J’ai fait usage dans cet échange de techniques issues de « l’entretien d’explicitation » (Chételat et Delange, 2018), consistant notamment à formuler des questions ouvertes et à soutenir la verbalisation des implicites du vécu, en demandant l’accord à l’étudiante à différentes reprises, en utilisant le «comment » à la place du «pourquoi », en rebondissant sur certains verbes d’action et mots employés afin de rester sur son « film », etc.

En guise de conclusion, il est intéressant de faire un lien avec ce que dit Sylvie Mezzena (2016, p. 20) lorsqu’elle aborde la notion d’enquête : « Faire bouger le stagiaire est au cœur de l’accompagnement en l’amenant à éprouver par lui-même l’expérience qui consiste à enquêter pratiquement : expérimenter les ajustements comme manière de répondre à ce qui se passe dans la situation, apprécier sur le moment les conséquences de ce qui est fait. » Au fil de l’analyse, l’étudiante a évolué dans sa manière de percevoir la situation : sa préoccupation de départ était que l’enfant mange, mais assez rapidement, son souci était plutôt de maintenir le lien avec lui et entre les enfants malgré les signes de repli.

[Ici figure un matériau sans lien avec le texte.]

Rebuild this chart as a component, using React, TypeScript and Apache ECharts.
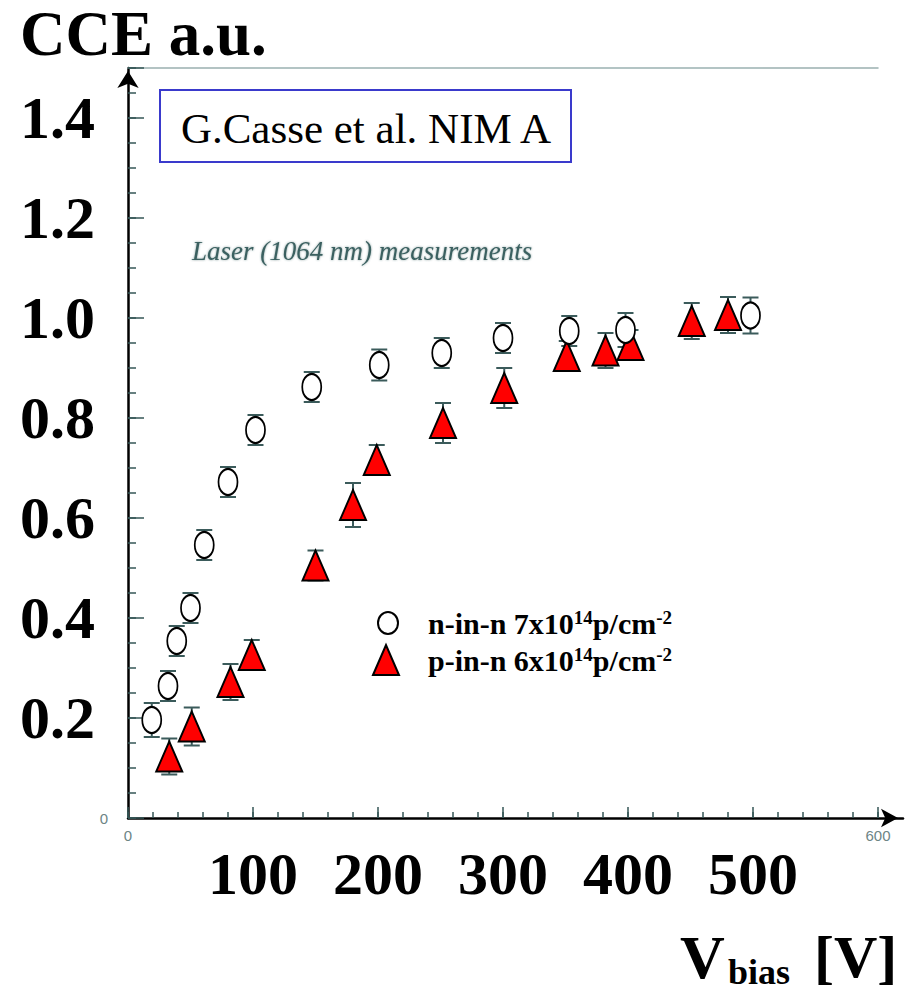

De plus, les réflexions sur son positionnement (donner de l’attention, poser une limite, etc.) contribuent à la construction de son identité professionnelle et à l’identification des ressources à disposition. Mon intention vise à ce que l’étudiante puisse prendre conscience des questionnements, interprétations et émotions qui l’ont traversée. De plus, ce travail met en lumière les décisions qu’elle a été amenée à prendre et les compétences mobilisées qu’elle pourra transposer à d’autres situations.

Accueillir un·e étudiant·e, c’est rencontrer une personne différente lors de chaque suivi et tisser avec elle son cheminement durant ce temps passé dans l’équipe. C’est lui offrir la possibilité d’observer nos pratiques mais aussi de l’inciter à les questionner, à expérimenter et à revenir sur les situations, toujours singulières, qu’elle rencontre pour comprendre ce qui s’y est joué. Ce qui implique un lien de confiance suffisant pour que l’étudiant·e ose partager la succession des pensées et des émotions qui l’ont traversée. Finalement, c’est aussi accepter, comme dans la première situation décrite, que sa présence ait un effet sur cette équipe et s’en saisir pour faire avancer notre propre travail. En ce sens, il s’agit bien d’une cocréation, qui va au-delà de la formation pratique elle-même.

Florine Laeser

Bibliographie

Chauvet-Maurer, Jessica (2017), Former et Apprendre, Module SIT : IFFP, Renens.

Chételat, Christine et Delange, Ioana (2018), Sensibilisation à l’entretien d’explicitation, Module APA : ESSIL, Lausanne.

Courau, Sophie (2011), Les outils d’excellence du formateur Tome 2: Concevoir et animer des sessions de formation, ESF, Paris.

Durand, Isabelle (2016), « Dynamique de positionnement dans les interactions tutorales : une analyse interactionnelle dans le champ de la formation à l’éducation de l’enfance », Phronesis, consulté sur : https ://www.cairn.info/revue-phronesis-2016-3-page-125.htm

Fracheboud, Michelle ; Kühni, Karina ; Mühlebach, Claudia (2019), « Penser à trois voix et écrire au pluriel », Revue [petite] enfance, N° 130, pp. 97-102.

Kühni, Karina (2011), « Le jugement du travail et la coopération », Revue [petite] enfance, N° 105, pp. 76-77.

Mezzena, Sylvie et Châtelain, Vincent (2016), « Accompagner un stagiaire en éducation : une expérience dilemmatique », Revue [petite] enfance, N° 119, pp. 17-18.

 

[1]-Ecole supérieure en éducation de l’enfance

[2]-Assistant·e socioéducatif, formation permettant d’acquérir un certificat fédéral de capacité.